== RECORDS FOR THE EXERCISE ==

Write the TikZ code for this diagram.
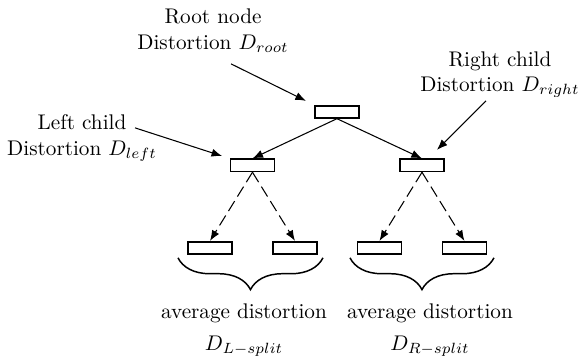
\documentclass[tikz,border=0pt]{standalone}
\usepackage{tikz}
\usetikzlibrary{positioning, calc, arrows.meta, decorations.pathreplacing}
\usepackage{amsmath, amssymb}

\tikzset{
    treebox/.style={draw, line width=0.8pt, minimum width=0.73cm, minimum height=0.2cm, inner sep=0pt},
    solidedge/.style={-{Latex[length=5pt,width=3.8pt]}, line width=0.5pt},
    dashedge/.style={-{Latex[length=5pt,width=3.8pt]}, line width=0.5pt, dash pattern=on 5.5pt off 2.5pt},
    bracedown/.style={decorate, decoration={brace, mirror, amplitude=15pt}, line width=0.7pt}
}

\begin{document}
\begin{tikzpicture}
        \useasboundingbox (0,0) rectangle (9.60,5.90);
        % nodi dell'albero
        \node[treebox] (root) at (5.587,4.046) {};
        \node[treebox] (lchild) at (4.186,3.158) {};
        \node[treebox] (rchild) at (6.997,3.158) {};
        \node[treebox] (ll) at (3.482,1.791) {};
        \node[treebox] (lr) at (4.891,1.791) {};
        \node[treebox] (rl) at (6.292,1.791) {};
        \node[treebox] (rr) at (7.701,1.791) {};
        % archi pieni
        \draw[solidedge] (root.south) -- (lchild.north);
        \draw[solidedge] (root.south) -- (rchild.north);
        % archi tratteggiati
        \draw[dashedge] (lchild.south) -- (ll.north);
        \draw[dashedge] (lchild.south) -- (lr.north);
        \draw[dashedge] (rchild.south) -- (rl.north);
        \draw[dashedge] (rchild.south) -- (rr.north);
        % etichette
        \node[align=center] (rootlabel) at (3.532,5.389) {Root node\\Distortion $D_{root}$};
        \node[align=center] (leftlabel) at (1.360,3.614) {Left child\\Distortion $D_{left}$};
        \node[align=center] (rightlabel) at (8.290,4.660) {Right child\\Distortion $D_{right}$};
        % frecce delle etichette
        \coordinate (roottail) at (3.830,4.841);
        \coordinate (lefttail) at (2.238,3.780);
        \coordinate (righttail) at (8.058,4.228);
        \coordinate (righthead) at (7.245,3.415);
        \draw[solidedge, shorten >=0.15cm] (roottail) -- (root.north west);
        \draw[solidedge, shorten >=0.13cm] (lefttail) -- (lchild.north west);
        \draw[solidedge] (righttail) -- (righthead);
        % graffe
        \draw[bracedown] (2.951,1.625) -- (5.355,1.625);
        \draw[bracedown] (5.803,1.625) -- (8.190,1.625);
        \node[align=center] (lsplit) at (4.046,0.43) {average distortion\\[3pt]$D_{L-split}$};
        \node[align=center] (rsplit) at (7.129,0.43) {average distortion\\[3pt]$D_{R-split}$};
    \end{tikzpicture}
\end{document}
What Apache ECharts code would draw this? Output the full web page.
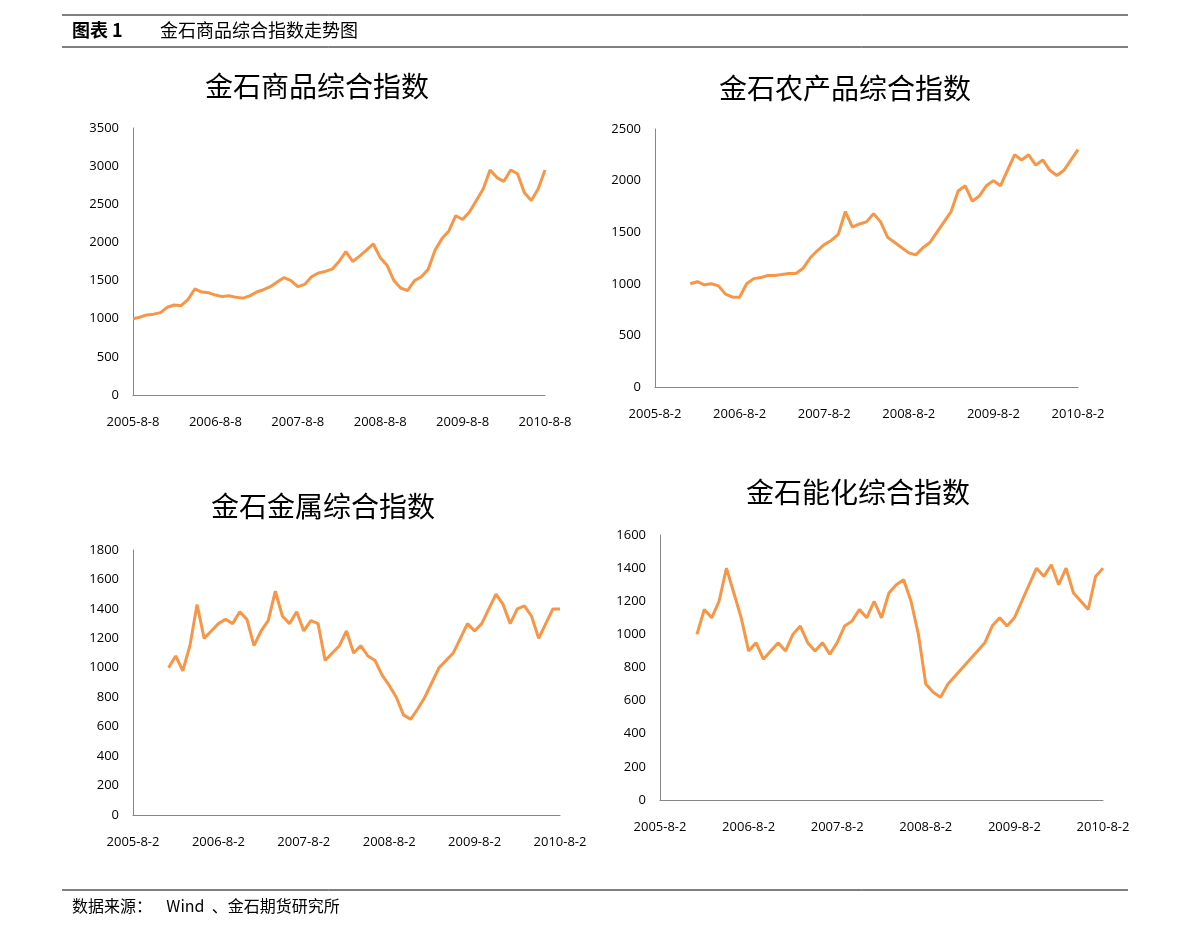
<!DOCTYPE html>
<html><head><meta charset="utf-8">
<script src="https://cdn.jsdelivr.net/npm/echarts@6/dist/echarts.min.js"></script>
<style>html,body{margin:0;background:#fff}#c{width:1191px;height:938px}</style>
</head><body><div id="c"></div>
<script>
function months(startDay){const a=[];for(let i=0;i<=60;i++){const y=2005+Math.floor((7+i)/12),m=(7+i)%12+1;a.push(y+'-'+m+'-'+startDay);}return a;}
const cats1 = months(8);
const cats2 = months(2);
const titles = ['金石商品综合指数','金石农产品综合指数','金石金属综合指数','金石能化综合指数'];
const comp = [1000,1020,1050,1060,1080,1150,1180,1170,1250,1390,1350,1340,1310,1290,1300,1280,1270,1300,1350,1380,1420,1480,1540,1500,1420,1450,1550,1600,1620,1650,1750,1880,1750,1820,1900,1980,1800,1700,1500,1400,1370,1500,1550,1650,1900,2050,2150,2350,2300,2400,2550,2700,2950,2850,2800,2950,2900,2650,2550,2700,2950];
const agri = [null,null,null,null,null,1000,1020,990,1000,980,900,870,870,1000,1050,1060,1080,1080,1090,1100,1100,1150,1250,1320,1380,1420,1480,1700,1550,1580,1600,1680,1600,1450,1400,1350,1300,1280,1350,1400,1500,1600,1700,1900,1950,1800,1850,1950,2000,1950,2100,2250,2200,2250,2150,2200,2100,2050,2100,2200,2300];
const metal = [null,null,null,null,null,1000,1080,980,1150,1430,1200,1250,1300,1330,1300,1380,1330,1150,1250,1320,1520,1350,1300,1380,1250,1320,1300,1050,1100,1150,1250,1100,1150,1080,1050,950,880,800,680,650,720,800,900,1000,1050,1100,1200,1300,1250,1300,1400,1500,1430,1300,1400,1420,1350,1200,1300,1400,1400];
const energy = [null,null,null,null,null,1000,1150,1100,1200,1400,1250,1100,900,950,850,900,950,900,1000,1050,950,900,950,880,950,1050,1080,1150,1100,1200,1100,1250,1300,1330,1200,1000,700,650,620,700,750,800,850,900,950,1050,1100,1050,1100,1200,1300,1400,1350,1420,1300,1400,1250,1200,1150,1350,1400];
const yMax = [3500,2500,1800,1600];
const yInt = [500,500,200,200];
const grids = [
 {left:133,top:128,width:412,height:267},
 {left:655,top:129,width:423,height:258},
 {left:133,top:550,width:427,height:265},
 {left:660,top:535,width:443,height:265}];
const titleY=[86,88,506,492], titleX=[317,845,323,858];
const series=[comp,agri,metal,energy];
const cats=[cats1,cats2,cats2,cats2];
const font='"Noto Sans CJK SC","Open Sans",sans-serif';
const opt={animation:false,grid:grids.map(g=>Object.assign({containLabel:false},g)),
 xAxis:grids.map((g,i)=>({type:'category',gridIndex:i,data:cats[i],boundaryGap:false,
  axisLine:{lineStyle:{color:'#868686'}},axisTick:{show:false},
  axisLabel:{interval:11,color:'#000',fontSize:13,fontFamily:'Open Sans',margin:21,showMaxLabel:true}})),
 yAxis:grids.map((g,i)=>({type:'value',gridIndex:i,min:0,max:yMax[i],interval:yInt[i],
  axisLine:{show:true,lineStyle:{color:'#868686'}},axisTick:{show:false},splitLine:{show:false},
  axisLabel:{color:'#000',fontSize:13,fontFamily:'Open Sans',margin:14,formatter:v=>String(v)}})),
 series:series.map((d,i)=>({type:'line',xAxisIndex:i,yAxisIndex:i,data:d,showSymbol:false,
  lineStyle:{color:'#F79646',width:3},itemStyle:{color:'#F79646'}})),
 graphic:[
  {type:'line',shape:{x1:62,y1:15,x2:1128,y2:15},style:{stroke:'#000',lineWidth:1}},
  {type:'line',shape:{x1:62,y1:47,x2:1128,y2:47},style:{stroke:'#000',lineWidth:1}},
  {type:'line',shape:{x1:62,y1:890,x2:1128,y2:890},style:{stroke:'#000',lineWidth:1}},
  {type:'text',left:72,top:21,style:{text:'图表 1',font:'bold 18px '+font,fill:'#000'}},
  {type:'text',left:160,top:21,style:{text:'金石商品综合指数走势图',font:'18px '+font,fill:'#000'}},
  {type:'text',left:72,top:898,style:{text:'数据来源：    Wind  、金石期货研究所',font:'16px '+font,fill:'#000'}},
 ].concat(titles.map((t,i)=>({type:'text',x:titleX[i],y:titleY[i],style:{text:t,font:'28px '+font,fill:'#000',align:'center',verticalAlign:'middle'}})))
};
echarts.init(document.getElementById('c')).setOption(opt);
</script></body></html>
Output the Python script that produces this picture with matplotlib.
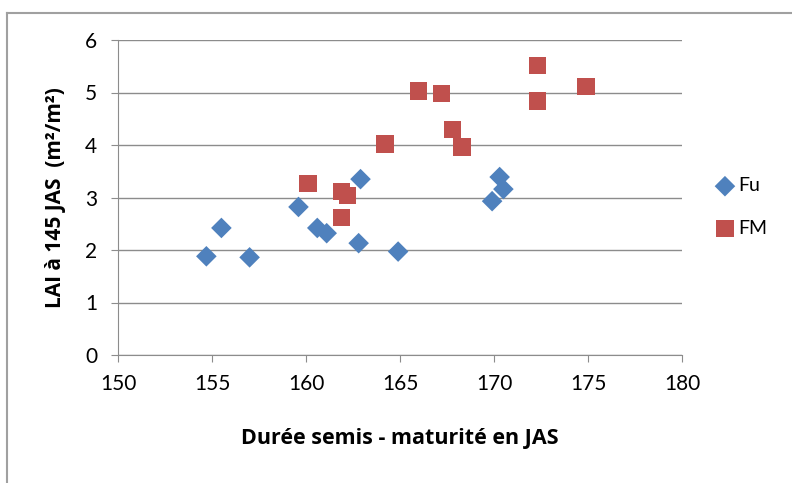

== EXERCISE INSTRUCTIONS ==
Return the listing above word for word, with the pictures removed.

== TASK RESULT ==
Write the TikZ code for this diagram.
\documentclass[tikz,border=0pt]{standalone}
\usepackage{tikz}
\usetikzlibrary{positioning, calc, arrows.meta, decorations.pathreplacing}
\usepackage{amsmath, amssymb}

\tikzset{
    treebox/.style={draw, line width=0.8pt, minimum width=0.73cm, minimum height=0.2cm, inner sep=0pt},
    solidedge/.style={-{Latex[length=5pt,width=3.8pt]}, line width=0.5pt},
    dashedge/.style={-{Latex[length=5pt,width=3.8pt]}, line width=0.5pt, dash pattern=on 5.5pt off 2.5pt},
    bracedown/.style={decorate, decoration={brace, mirror, amplitude=15pt}, line width=0.7pt}
}

\begin{document}
\begin{tikzpicture}
        \useasboundingbox (0,0) rectangle (9.60,5.90);
        % nodi dell'albero
        \node[treebox] (root) at (5.587,4.046) {};
        \node[treebox] (lchild) at (4.186,3.158) {};
        \node[treebox] (rchild) at (6.997,3.158) {};
        \node[treebox] (ll) at (3.482,1.791) {};
        \node[treebox] (lr) at (4.891,1.791) {};
        \node[treebox] (rl) at (6.292,1.791) {};
        \node[treebox] (rr) at (7.701,1.791) {};
        % archi pieni
        \draw[solidedge] (root.south) -- (lchild.north);
        \draw[solidedge] (root.south) -- (rchild.north);
        % archi tratteggiati
        \draw[dashedge] (lchild.south) -- (ll.north);
        \draw[dashedge] (lchild.south) -- (lr.north);
        \draw[dashedge] (rchild.south) -- (rl.north);
        \draw[dashedge] (rchild.south) -- (rr.north);
        % etichette
        \node[align=center] (rootlabel) at (3.532,5.389) {Root node\\Distortion $D_{root}$};
        \node[align=center] (leftlabel) at (1.360,3.614) {Left child\\Distortion $D_{left}$};
        \node[align=center] (rightlabel) at (8.290,4.660) {Right child\\Distortion $D_{right}$};
        % frecce delle etichette
        \coordinate (roottail) at (3.830,4.841);
        \coordinate (lefttail) at (2.238,3.780);
        \coordinate (righttail) at (8.058,4.228);
        \coordinate (righthead) at (7.245,3.415);
        \draw[solidedge, shorten >=0.15cm] (roottail) -- (root.north west);
        \draw[solidedge, shorten >=0.13cm] (lefttail) -- (lchild.north west);
        \draw[solidedge] (righttail) -- (righthead);
        % graffe
        \draw[bracedown] (2.951,1.625) -- (5.355,1.625);
        \draw[bracedown] (5.803,1.625) -- (8.190,1.625);
        \node[align=center] (lsplit) at (4.046,0.43) {average distortion\\[3pt]$D_{L-split}$};
        \node[align=center] (rsplit) at (7.129,0.43) {average distortion\\[3pt]$D_{R-split}$};
    \end{tikzpicture}
\end{document}
What Apache ECharts code would draw this? Output the full web page.
<!DOCTYPE html>
<html><head><meta charset="utf-8">
<script src="https://cdn.jsdelivr.net/npm/echarts@6/dist/echarts.min.js"></script>
<style>html,body{margin:0;background:#fff}#c{width:1191px;height:938px}</style>
</head><body><div id="c"></div>
<script>
function months(startDay){const a=[];for(let i=0;i<=60;i++){const y=2005+Math.floor((7+i)/12),m=(7+i)%12+1;a.push(y+'-'+m+'-'+startDay);}return a;}
const cats1 = months(8);
const cats2 = months(2);
const titles = ['金石商品综合指数','金石农产品综合指数','金石金属综合指数','金石能化综合指数'];
const comp = [1000,1020,1050,1060,1080,1150,1180,1170,1250,1390,1350,1340,1310,1290,1300,1280,1270,1300,1350,1380,1420,1480,1540,1500,1420,1450,1550,1600,1620,1650,1750,1880,1750,1820,1900,1980,1800,1700,1500,1400,1370,1500,1550,1650,1900,2050,2150,2350,2300,2400,2550,2700,2950,2850,2800,2950,2900,2650,2550,2700,2950];
const agri = [null,null,null,null,null,1000,1020,990,1000,980,900,870,870,1000,1050,1060,1080,1080,1090,1100,1100,1150,1250,1320,1380,1420,1480,1700,1550,1580,1600,1680,1600,1450,1400,1350,1300,1280,1350,1400,1500,1600,1700,1900,1950,1800,1850,1950,2000,1950,2100,2250,2200,2250,2150,2200,2100,2050,2100,2200,2300];
const metal = [null,null,null,null,null,1000,1080,980,1150,1430,1200,1250,1300,1330,1300,1380,1330,1150,1250,1320,1520,1350,1300,1380,1250,1320,1300,1050,1100,1150,1250,1100,1150,1080,1050,950,880,800,680,650,720,800,900,1000,1050,1100,1200,1300,1250,1300,1400,1500,1430,1300,1400,1420,1350,1200,1300,1400,1400];
const energy = [null,null,null,null,null,1000,1150,1100,1200,1400,1250,1100,900,950,850,900,950,900,1000,1050,950,900,950,880,950,1050,1080,1150,1100,1200,1100,1250,1300,1330,1200,1000,700,650,620,700,750,800,850,900,950,1050,1100,1050,1100,1200,1300,1400,1350,1420,1300,1400,1250,1200,1150,1350,1400];
const yMax = [3500,2500,1800,1600];
const yInt = [500,500,200,200];
const grids = [
 {left:133,top:128,width:412,height:267},
 {left:655,top:129,width:423,height:258},
 {left:133,top:550,width:427,height:265},
 {left:660,top:535,width:443,height:265}];
const titleY=[86,88,506,492], titleX=[317,845,323,858];
const series=[comp,agri,metal,energy];
const cats=[cats1,cats2,cats2,cats2];
const font='"Noto Sans CJK SC","Open Sans",sans-serif';
const opt={animation:false,grid:grids.map(g=>Object.assign({containLabel:false},g)),
 xAxis:grids.map((g,i)=>({type:'category',gridIndex:i,data:cats[i],boundaryGap:false,
  axisLine:{lineStyle:{color:'#868686'}},axisTick:{show:false},
  axisLabel:{interval:11,color:'#000',fontSize:13,fontFamily:'Open Sans',margin:21,showMaxLabel:true}})),
 yAxis:grids.map((g,i)=>({type:'value',gridIndex:i,min:0,max:yMax[i],interval:yInt[i],
  axisLine:{show:true,lineStyle:{color:'#868686'}},axisTick:{show:false},splitLine:{show:false},
  axisLabel:{color:'#000',fontSize:13,fontFamily:'Open Sans',margin:14,formatter:v=>String(v)}})),
 series:series.map((d,i)=>({type:'line',xAxisIndex:i,yAxisIndex:i,data:d,showSymbol:false,
  lineStyle:{color:'#F79646',width:3},itemStyle:{color:'#F79646'}})),
 graphic:[
  {type:'line',shape:{x1:62,y1:15,x2:1128,y2:15},style:{stroke:'#000',lineWidth:1}},
  {type:'line',shape:{x1:62,y1:47,x2:1128,y2:47},style:{stroke:'#000',lineWidth:1}},
  {type:'line',shape:{x1:62,y1:890,x2:1128,y2:890},style:{stroke:'#000',lineWidth:1}},
  {type:'text',left:72,top:21,style:{text:'图表 1',font:'bold 18px '+font,fill:'#000'}},
  {type:'text',left:160,top:21,style:{text:'金石商品综合指数走势图',font:'18px '+font,fill:'#000'}},
  {type:'text',left:72,top:898,style:{text:'数据来源：    Wind  、金石期货研究所',font:'16px '+font,fill:'#000'}},
 ].concat(titles.map((t,i)=>({type:'text',x:titleX[i],y:titleY[i],style:{text:t,font:'28px '+font,fill:'#000',align:'center',verticalAlign:'middle'}})))
};
echarts.init(document.getElementById('c')).setOption(opt);
</script></body></html>
Output the Python script that produces this picture with matplotlib.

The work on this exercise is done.